[Figure scripts]
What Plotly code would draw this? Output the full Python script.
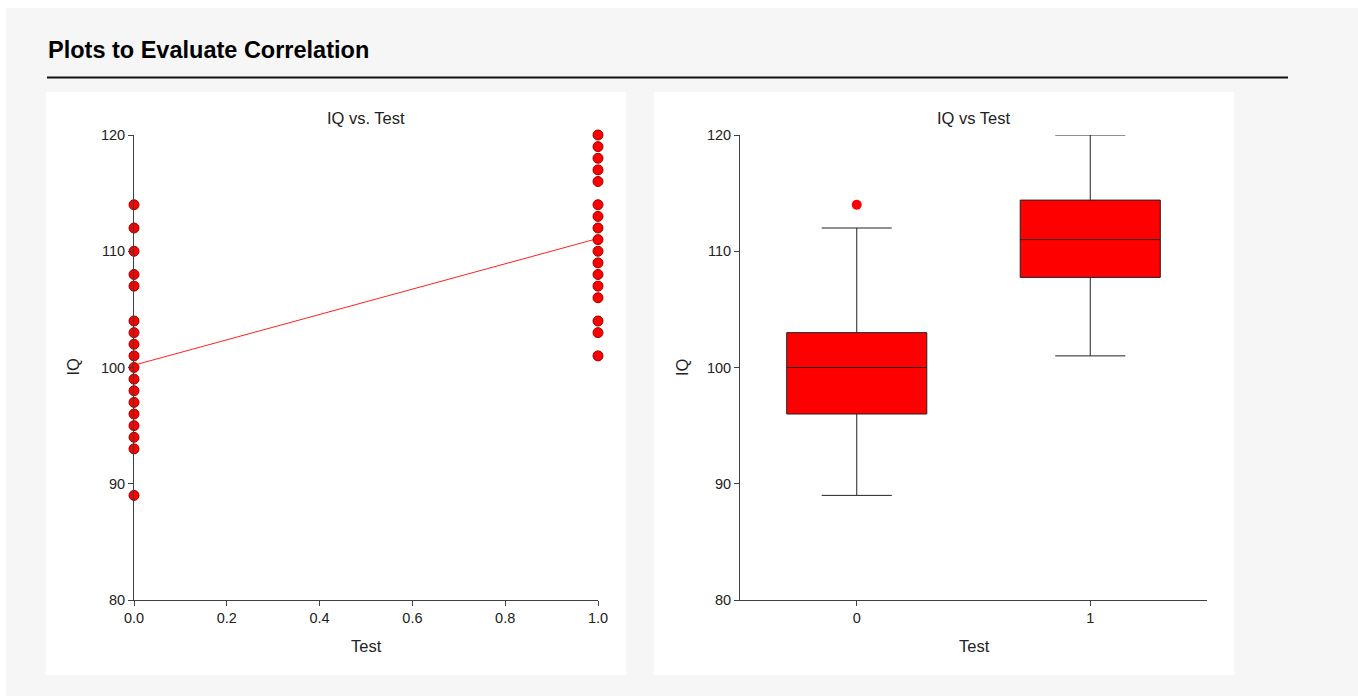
import plotly.graph_objects as go

# ---- data ----
iq_test0 = [114, 112, 110, 108, 107, 104, 103, 102, 101, 100, 99, 98, 97, 96, 95, 94, 93, 89]
iq_test1 = [120, 119, 118, 117, 116, 114, 113, 112, 111, 110, 109, 108, 107, 106, 104, 103, 101]
fit_x = [0.0, 1.0]
fit_y = [100.2, 111.1]

box_groups = [0, 1]
box_q1 = [96, 107.75]
box_median = [100, 111]
box_q3 = [103, 114.4]
box_lower = [89, 101]
box_upper = [112, 120]
outlier_x = [0]
outlier_y = [114]

x_ticks_left = [0.0, 0.2, 0.4, 0.6, 0.8, 1.0]
y_ticks = [80, 90, 100, 110, 120]

# ---- page geometry ----
W, H = 1352, 688
OX, OY = 6, 8


def px(x):
    return (x - OX) / W


def py(y):
    return 1 - (y - OY) / H


FONT = "Arial, 'Liberation Sans', sans-serif"
AX = "#404040"
TXT = "#222222"

fig = go.Figure()

xs0 = [0] * len(iq_test0)
xs1 = [1] * len(iq_test1)
fig.add_trace(go.Scatter(x=fit_x, y=fit_y, mode="lines",
                         line=dict(color="#ff2020", width=1), xaxis="x", yaxis="y",
                         showlegend=False, hoverinfo="skip"))
fig.add_trace(go.Scatter(x=xs0 + xs1, y=iq_test0 + iq_test1, mode="markers",
                         marker=dict(color="#ff0000", size=10, line=dict(color="#990000", width=1)),
                         cliponaxis=False, xaxis="x", yaxis="y", showlegend=False))

fig.add_trace(go.Box(x=box_groups, q1=box_q1, median=box_median, q3=box_q3,
                     lowerfence=box_lower, upperfence=box_upper,
                     fillcolor="#ff0000", line=dict(color="#222222", width=1),
                     width=0.6, whiskerwidth=0.5, boxpoints=False,
                     xaxis="x2", yaxis="y2", showlegend=False))
fig.add_trace(go.Scatter(x=outlier_x, y=outlier_y, mode="markers",
                         marker=dict(color="#ff0000", size=10),
                         cliponaxis=False, xaxis="x2", yaxis="y2", showlegend=False))

axis_common = dict(showgrid=False, zeroline=False, showline=True, linecolor=AX, linewidth=1,
                   ticks="outside", ticklen=5, tickcolor=AX, tickwidth=1, automargin=False,
                   tickfont=dict(family=FONT, size=14.5, color=TXT), fixedrange=True)

shapes = [
    dict(type="rect", xref="paper", yref="paper", x0=px(46), x1=px(626), y0=py(675), y1=py(92),
         fillcolor="white", line=dict(width=0), layer="below"),
    dict(type="rect", xref="paper", yref="paper", x0=px(654), x1=px(1234), y0=py(675), y1=py(92),
         fillcolor="white", line=dict(width=0), layer="below"),
    dict(type="line", xref="paper", yref="paper", x0=px(47), x1=px(1288), y0=py(77.5), y1=py(77.5),
         line=dict(color="#111111", width=2)),
]

annotations = [
    dict(text="<b>Plots to Evaluate Correlation</b>", x=px(46), y=py(50), xref="paper", yref="paper",
         xanchor="left", yanchor="middle", showarrow=False, font=dict(family=FONT, size=23.5, color="#000")),
    dict(text="IQ vs. Test", x=px(366), y=py(118), xref="paper", yref="paper",
         xanchor="center", yanchor="middle", showarrow=False, font=dict(family=FONT, size=16.5, color=TXT)),
    dict(text="IQ vs Test", x=px(973.5), y=py(118), xref="paper", yref="paper",
         xanchor="center", yanchor="middle", showarrow=False, font=dict(family=FONT, size=16.5, color=TXT)),
    dict(text="Test", x=px(366), y=py(646), xref="paper", yref="paper",
         xanchor="center", yanchor="middle", showarrow=False, font=dict(family=FONT, size=16.5, color=TXT)),
    dict(text="Test", x=px(974), y=py(646), xref="paper", yref="paper",
         xanchor="center", yanchor="middle", showarrow=False, font=dict(family=FONT, size=16.5, color=TXT)),
    dict(text="IQ", x=px(72.5), y=py(367), xref="paper", yref="paper", textangle=-90,
         xanchor="center", yanchor="middle", showarrow=False, font=dict(family=FONT, size=16.5, color=TXT)),
    dict(text="IQ", x=px(682), y=py(367), xref="paper", yref="paper", textangle=-90,
         xanchor="center", yanchor="middle", showarrow=False, font=dict(family=FONT, size=16.5, color=TXT)),
]

fig.update_layout(
    width=W, height=H, margin=dict(l=0, r=0, t=0, b=0, pad=0, autoexpand=False), autosize=False,
    paper_bgcolor="#f6f6f6", plot_bgcolor="white", showlegend=False,
    xaxis=dict(domain=[px(134), px(598)], range=[0, 1], tickvals=x_ticks_left,
               tickformat=".1f", anchor="y", **axis_common),
    yaxis=dict(domain=[py(600), py(135)], range=[80, 120], tickvals=y_ticks, anchor="x", **axis_common),
    xaxis2=dict(domain=[px(740), px(1207)], range=[-0.5, 1.5], tickvals=box_groups,
                ticktext=[str(g) for g in box_groups], anchor="y2", **axis_common),
    yaxis2=dict(domain=[py(600), py(135)], range=[80, 120], tickvals=y_ticks, anchor="x2", **axis_common),
    shapes=shapes, annotations=annotations,
)

fig.write_html("out.html", config=dict(displayModeBar=False),
               post_script="document.body.style.margin='8px 0 0 6px';document.body.style.overflow='hidden';")
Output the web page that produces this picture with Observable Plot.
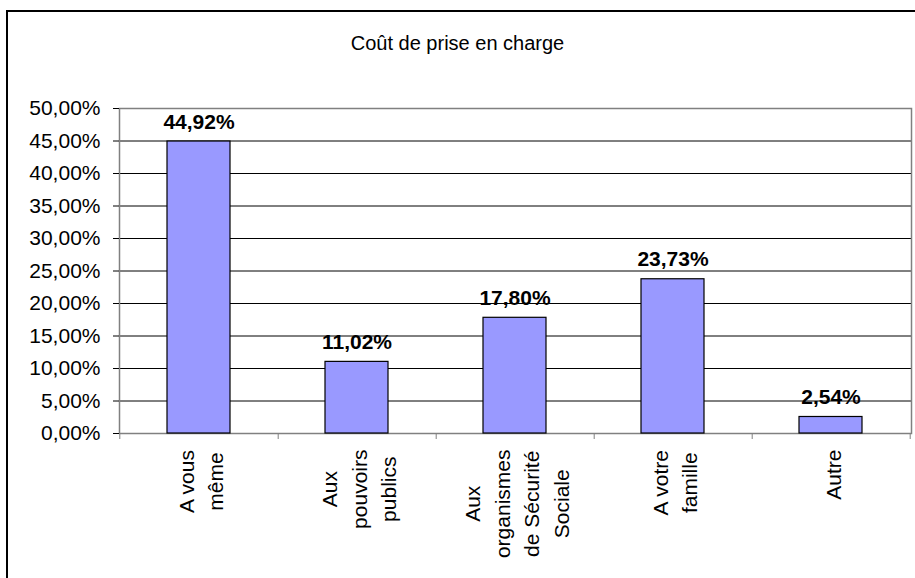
<!DOCTYPE html>
<html>
<head>
<meta charset="utf-8">
<script src="https://cdn.jsdelivr.net/npm/d3@7"></script>
<script src="https://cdn.jsdelivr.net/npm/@observablehq/plot@0.6"></script>
<style>
  html, body { margin: 0; padding: 0; background: #fff; }
  #wrap { position: relative; width: 915px; height: 578px; overflow: hidden; background: #fff;
          font-family: "Liberation Sans", Arial, sans-serif; }
  #border { position: absolute; left: 6px; top: 10px; width: 940px; height: 620px; border: 2px solid #000; box-sizing: border-box; }
  #title { position: relative; height: 60px; box-sizing: border-box; padding-top: 33px; text-align: center;
           font-size: 20px; line-height: 1; color: #000; }
  #chart { position: relative; }
</style>
</head>
<body>
<div id="wrap">
  <div id="border"></div>
  <div id="title">Coût de prise en charge</div>
  <div id="chart"></div>
</div>
<script>
const categories = ["A vous\nmême", "Aux\npouvoirs\npublics", "Aux\norganismes\nde Sécurité\nSociale", "A votre\nfamille", "Autre"];
const values = [44.92, 11.02, 17.80, 23.73, 2.54];
const yTicks = [0, 5, 10, 15, 20, 25, 30, 35, 40, 45, 50];

const data = categories.map((c, i) => ({category: c, value: values[i]}));
const fmt = v => v.toFixed(2).replace(".", ",") + "%";

const W = 915, H = 518;
const mL = 119, mR = 4, mT = 48, mB = 145;
const padIn = 0.6, padOut = 0.3;
const step = (W - mL - mR) / (categories.length - padIn + 2 * padOut);

const ctx = document.createElement("canvas").getContext("2d");
const xFont = 21;
ctx.font = `${xFont}px "Liberation Sans", Arial, sans-serif`;
const maxLine = s => Math.max(...s.split("\n").map(l => ctx.measureText(l).width));

const xLabelMarks = categories.map(c => Plot.text([c], {
  x: d => d, text: d => d, frameAnchor: "bottom", rotate: -90,
  textAnchor: "middle", lineAnchor: "middle", lineHeight: 1.42,
  fontSize: xFont, fill: "#000", dy: 16 + maxLine(c) / 2
}));

const chart = Plot.plot({
  width: W, height: H,
  marginLeft: mL, marginRight: mR, marginTop: mT, marginBottom: mB,
  style: {fontFamily: '"Liberation Sans", Arial, sans-serif', background: "transparent", color: "#000"},
  x: {domain: categories, paddingInner: padIn, paddingOuter: padOut, axis: null},
  y: {domain: [0, 50], axis: null},
  marks: [
    Plot.ruleY(yTicks.filter(v => v > 0 && v < 50), {stroke: "#000", strokeWidth: 1}),
    Plot.frame({stroke: "#808080", strokeWidth: 1.5}),
    Plot.axisY({ticks: yTicks, tickSize: 6, tickPadding: 13, tickFormat: fmt, fontSize: 21, stroke: "#000", fill: "#000", label: null}),
    Plot.axisX({tickSize: 6, tickFormat: () => "", dx: step / 2, stroke: "#808080", label: null}),
    Plot.axisX({ticks: [categories[0]], tickSize: 6, tickFormat: () => "", dx: -step / 2, stroke: "#808080", label: null}),
    Plot.barY(data, {x: "category", y: "value", fill: "#9999FF", stroke: "#000", strokeWidth: 1.2}),
    Plot.text(data, {x: "category", y: "value", text: d => fmt(d.value), lineAnchor: "bottom", dy: -13,
                     fontSize: 21, fontWeight: "bold", fill: "#000"}),
    ...xLabelMarks
  ]
});
document.getElementById("chart").appendChild(chart);
</script>
</body>
</html>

Stated task:
Begin at the first line of the material and copy each line exactly through the one containing "import plotly.graph_objects as go". Omit pictures.

Output below:
What Plotly code would draw this? Output the full Python script.
import plotly.graph_objects as go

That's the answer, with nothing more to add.